Intervention de Fabrice Verdier

Réunion du 24 avril 2013 à 17h00
Commission des affaires économiques

Photo issue du site de l'Assemblée nationale ou de WikipediaFabrice Verdier, rapporteur :

L'alimentation est l'un des défis majeurs du XXIe siècle. Les citoyens demandent en effet une alimentation saine, sans suspicion de tromperie sur l'origine des produits.

Or la décision la Commission européenne d'autoriser l'alimentation des poissons avec des protéines animales transformées (PAT), tirées d'animaux non ruminants et de poissons, pour nourrir les poissons d'élevage à compter du 1er juin 2013 est de nature à réveiller la méfiance du consommateur à l'égard de son alimentation, dans le contexte déjà très défavorable du scandale de la viande de cheval.

De quoi parle-t-on lorsqu'on évoque les PAT ?

Avant les années 2000, les farines animales étaient produites à partir de sous-produits animaux, dont certains ont révélé des risques pour la santé des hommes ou des animaux car ils pouvaient notamment contenir des agents pathogènes responsables de l'ESB ou « maladie de la vache folle ». Elles pouvaient notamment provenir de produits malades.

En outre, elles étaient parfois données à des ruminants, qui sont pourtant herbivores. Elles étaient également attribuées sans respect de l'alimentation croisée : on nourrissait des porcs avec des farines de porc. En somme, on instituait la cannibalisation.

Les PAT sont, elles, issues de sous-produits radicalement différents de ceux qui constituaient les farines animales. Ce sont des matières exclusivement fabriquées à partir de sous-produits provenant d'animaux propres à la consommation humaine.

La décision de la Commission européenne a été prise après un vote du 18 juillet 2012 des représentants des États membres au comité permanent de la chaîne alimentaire et de la santé animale (CPCASA). La France a voté contre cette disposition pour des raisons de perception et de confiance du consommateur, et non pour des raisons sanitaires.

Outre l'absence de consensus sociétal en France sur la question des farines animales, qui symbolisent les dérives d'un système orienté vers la seule rentabilité, les inquiétudes portent sur ce que cette mesure préfigure. À cet égard, je salue que les groupes SRC, écologiste, GDR, RRDP et UDI se soient associés à la démarche du président François Brottes.

Il est important, en effet, pour que les propositions de résolution européennes aient du poids, qu'elles fassent l'objet d'un certain consensus.

Je crois d'ailleurs savoir que la Commission des affaires économiques du Sénat a adopté un texte proche du nôtre.

Cette proposition de résolution, légèrement amendée par la Commission des affaires européennes, rappelle, d'une part, que la logique de la chaîne alimentaire n'est pas de donner à manger de la viande de porc ou de volaille à du poisson et, d'autre part, que la crise de la vache folle a durablement ébranlé la confiance du consommateur.

Elle déplore aussi la décision de la Commission européenne d'autoriser l'utilisation de PAT à compter du 1er juin 2013 pour l'alimentation des poissons d'élevage après le vote des États membres du 18 juillet 2012.

Elle approuve par ailleurs l'opposition de la France lors de ce vote – l'Allemagne ayant aussi voté contre et la Grande Bretagne s'étant abstenue.

Elle rappelle en outre que le règlement européen est d'application directe et s'applique à tous les États membres.
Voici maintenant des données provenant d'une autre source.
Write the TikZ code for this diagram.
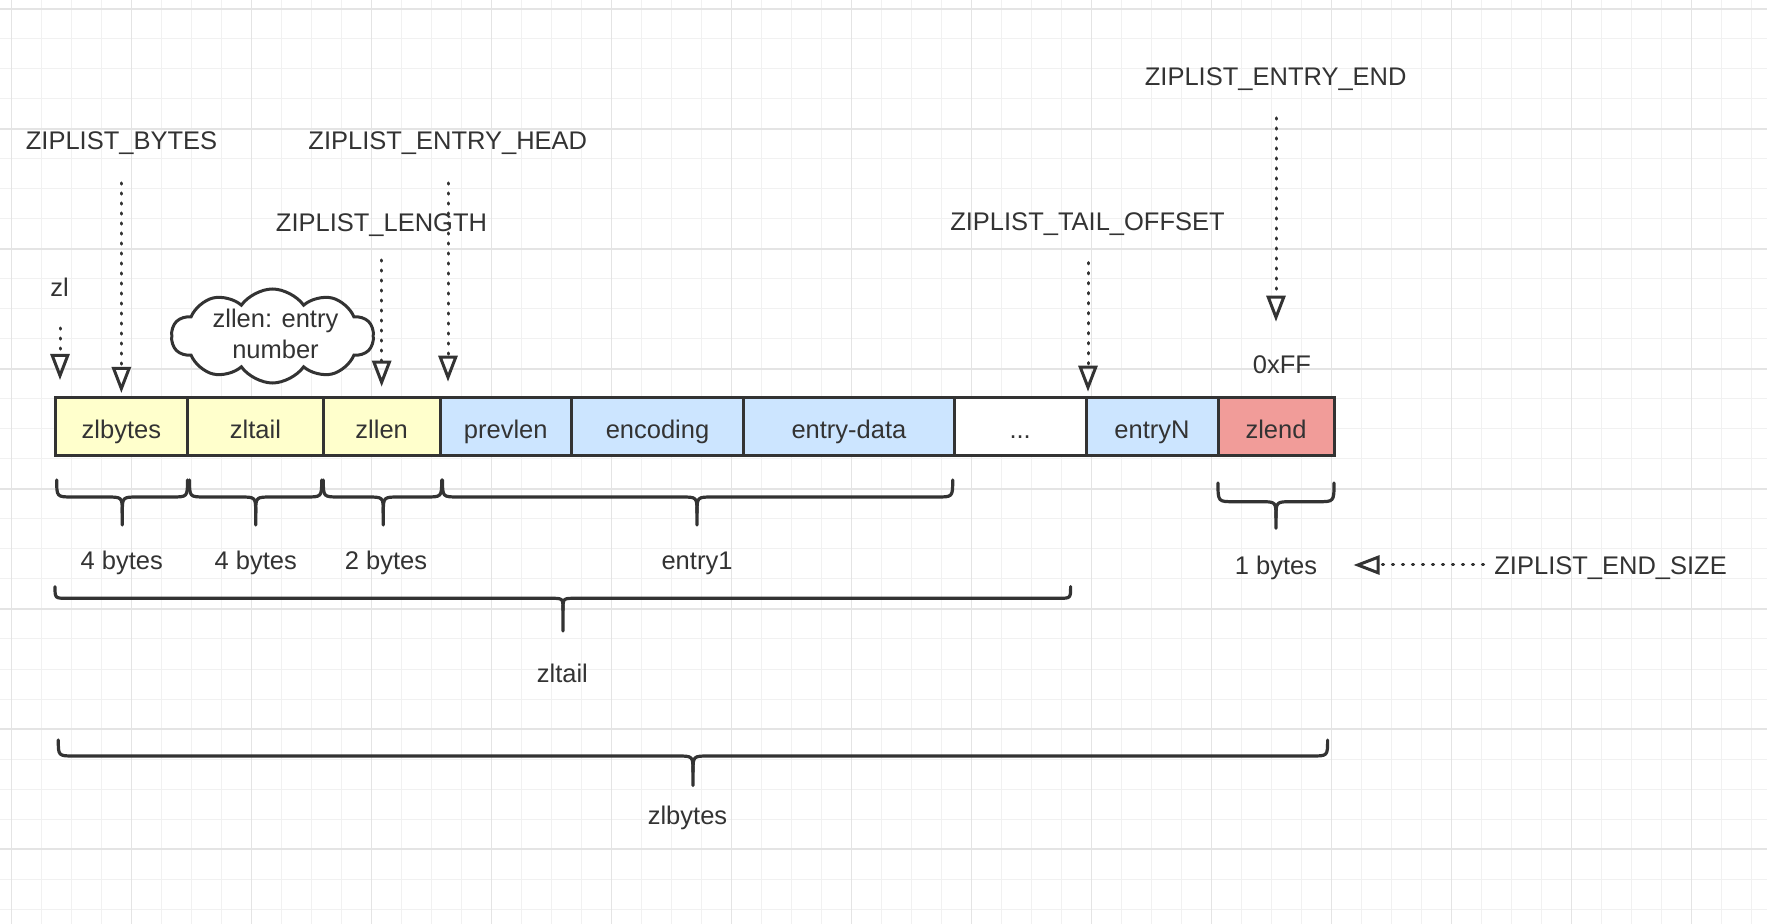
\documentclass[tikz,border=0pt]{standalone}
\usepackage{fontspec}
\setmainfont{Liberation Sans}
\usetikzlibrary{arrows.meta,shapes.symbols}
\definecolor{ink}{HTML}{333333}
\definecolor{txt}{HTML}{333333}
\definecolor{yel}{HTML}{FFFFCC}
\definecolor{blu}{HTML}{CCE5FF}
\definecolor{redf}{HTML}{F19C99}
\definecolor{gminor}{HTML}{F1F1F1}
\definecolor{gmajor}{HTML}{E4E4E4}
% x0 x1 xc top mid tip r
\newcommand\zbrace[7]{%
  \draw[bracestyle] (#1,#4) .. controls (#1,#5) .. ({#1+#7},#5) -- ({#3-#7},#5)
     .. controls (#3,#5) .. (#3,{#5+#7}) -- (#3,#6);
  \draw[bracestyle] (#2,#4) .. controls (#2,#5) .. ({#2-#7},#5) -- ({#3+#7},#5)
     .. controls (#3,#5) .. (#3,{#5+#7});
}
\begin{document}
\begin{tikzpicture}[x=0.5pt,y=-0.5pt,
  lbl/.style={font=\fontsize{12.75}{15}\selectfont, text=txt, inner sep=0pt, text height=9.2pt, text depth=0pt},
  cell/.style={lbl, text height=11.4pt, draw=ink, line width=1.5pt, minimum height=29.25pt, outer sep=0pt},
  dotarrow/.style={draw=ink, line width=1.5pt, line cap=round, dash pattern=on 0.6pt off 4.4pt,
     -{Triangle[open,length=13pt,width=9.5pt,line width=1.5pt,line cap=butt]}},
  bracestyle/.style={draw=ink, line width=1.6pt, line cap=round, line join=round}]
\useasboundingbox (0,0) rectangle (1767,924);
\fill[white] (0,0) rectangle (1767,924);
% grid
\foreach \i in {0,...,58} {\draw[gminor, line width=0.5pt] ({11.7+30*\i},0) -- ({11.7+30*\i},924);}
\foreach \i in {0,...,30} {\draw[gminor, line width=0.5pt] (0,{9+30*\i}) -- (1767,{9+30*\i});}
\foreach \i in {0,...,14} {\draw[gmajor, line width=0.6pt] ({11.7+120*\i},0) -- ({11.7+120*\i},924);}
\foreach \i in {0,...,7} {\draw[gmajor, line width=0.6pt] (0,{9+120*\i}) -- (1767,{9+120*\i});}

% cells
\node[cell, fill=yel, minimum width=66.35pt] (zlbytes) at (121.35,426.75) {zlbytes};
\node[cell, fill=yel, minimum width=67.8pt] (zltail) at (255.5,426.75) {zltail};
\node[cell, fill=yel, minimum width=58.35pt] (zllen) at (381.65,426.75) {zllen};
\node[cell, fill=blu, minimum width=65.75pt] (prevlen) at (505.75,426.75) {prevlen};
\node[cell, fill=blu, minimum width=86pt] (encoding) at (657.5,426.75) {encoding};
\node[cell, fill=blu, minimum width=105.4pt] (entrydata) at (848.9,426.75) {entry-data};
\node[cell, fill=white, minimum width=65.85pt] (more) at (1020.15,426.75) {...};
\node[cell, fill=blu, minimum width=66pt] (entryN) at (1152,426.75) {entryN};
\node[cell, fill=redf, minimum width=58pt] (zlend) at (1276,426.75) {zlend};

% labels
\node[lbl] (zl) at (59.7,287.4) {zl};
\node[lbl] (lbytes) at (121.5,140.5) {ZIPLIST\_BYTES};
\node[lbl] (lhead) at (447.8,140.5) {ZIPLIST\_ENTRY\_HEAD};
\node[lbl] (llength) at (381.5,222) {ZIPLIST\_LENGTH};
\node[lbl] (ltail) at (1087.5,221) {ZIPLIST\_TAIL\_OFFSET};
\node[lbl] (lend) at (1275.7,76.6) {ZIPLIST\_ENTRY\_END};
\node[lbl] (ff) at (1282,364) {0xFF};
\node[lbl] (endsize) at (1610.6,565) {ZIPLIST\_END\_SIZE};

% cloud
\node[cloud, draw=ink, fill=white, line width=1.5pt, cloud puffs=10, cloud puff arc=110,
      cloud ignores aspect, minimum width=101pt, minimum height=47pt, inner sep=0pt] (cloud) at (272.5,336) {};
\node[font=\fontsize{12.75}{15.75}\selectfont, text=txt, align=center, inner sep=0pt] (cloudtxt) at (275.5,334) {zllen: entry\\number};

% arrows
\coordinate (zlS) at (60,328);
\coordinate (zlT) at (60,380);
\coordinate (bytesS) at (121.35,183);
\coordinate (lenS) at (381.65,260);
\coordinate (headS) at (448,183);
\coordinate (headT) at (448,381.7);
\coordinate (tailS) at (1088,262.6);
\coordinate (tailT) at (1088,391.7);
\coordinate (endS) at (1276,118);
\coordinate (endT) at (1276,321.7);
\coordinate (esS) at (1483.5,565);
\coordinate (esT) at (1353.5,565);
\draw[dotarrow] (zlS) -- (zlT);
\draw[dotarrow, shorten >=2.25pt] (bytesS) -- (zlbytes.north);
\draw[dotarrow, shorten >=5.4pt] (lenS) -- (zllen.north);
\draw[dotarrow] (headS) -- (headT);
\draw[dotarrow] (tailS) -- (tailT);
\draw[dotarrow] (endS) -- (endT);
\draw[dotarrow] (esS) -- (esT);

% braces
\zbrace{56.7}{187.5}{122.3}{480}{497}{525}{16}
\zbrace{189.5}{321.7}{255.7}{480}{497}{525}{16}
\zbrace{323.3}{441.7}{383.3}{480}{497}{525}{16}
\zbrace{442.5}{952.7}{697}{480}{497}{525}{16}
\zbrace{1218}{1334}{1276}{483}{501.7}{528.3}{16}
\zbrace{55}{1070.6}{563}{586.7}{598.3}{631}{12}
\zbrace{58.3}{1327.6}{693}{740}{756}{785.5}{16}

\node[lbl] (b1) at (121.7,560) {4 bytes};
\node[lbl] (b2) at (255.8,560) {4 bytes};
\node[lbl] (b3) at (386,560) {2 bytes};
\node[lbl] (e1) at (697,560) {entry1};
\node[lbl] (b4) at (1276,565) {1 bytes};
\node[lbl] (tailsum) at (562.4,673) {zltail};
\node[lbl] (bytessum) at (687.5,815) {zlbytes};
\end{tikzpicture}
\end{document}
Cela signifie qu'il n'est pas possible de prendre un moratoire sans raison sanitaire notamment. Cela constituerait une barrière à la libre circulation des marchandises dans l'Union européenne – ce qui serait contraire aux règles du marché intérieur – et la France s'exposerait à des risques de contentieux importants.

Elle constate également qu'il existerait encore des réserves techniques contre l'introduction de PAT pour les volailles et les porcs, selon une étude de l'Agence nationale de sécurité sanitaire de l'alimentation, de l'environnement et du travail (ANSES). Les filières ne seraient pas tout à fait étanches : il y aurait donc un risque, minime, de cannibalisation, ce que l'Union veut éviter.

Elle demande, dans ces conditions, une réflexion sur les protéines végétales comme mode alternatif d'alimentation, dans la mesure où l'on nourrit aujourd'hui beaucoup les poissons avec des farines issues de poissons sauvages, alors qu'il existe un problème de surpêche au niveau mondial

Elle salue enfin la promotion de labels tels que le label « 100 % végétal et poisson » ou le label « aquaculture de nos régions », qui couvre 75 % de la production française et n'autorise pas l'utilisation des PAT dans les cahiers des charges de production.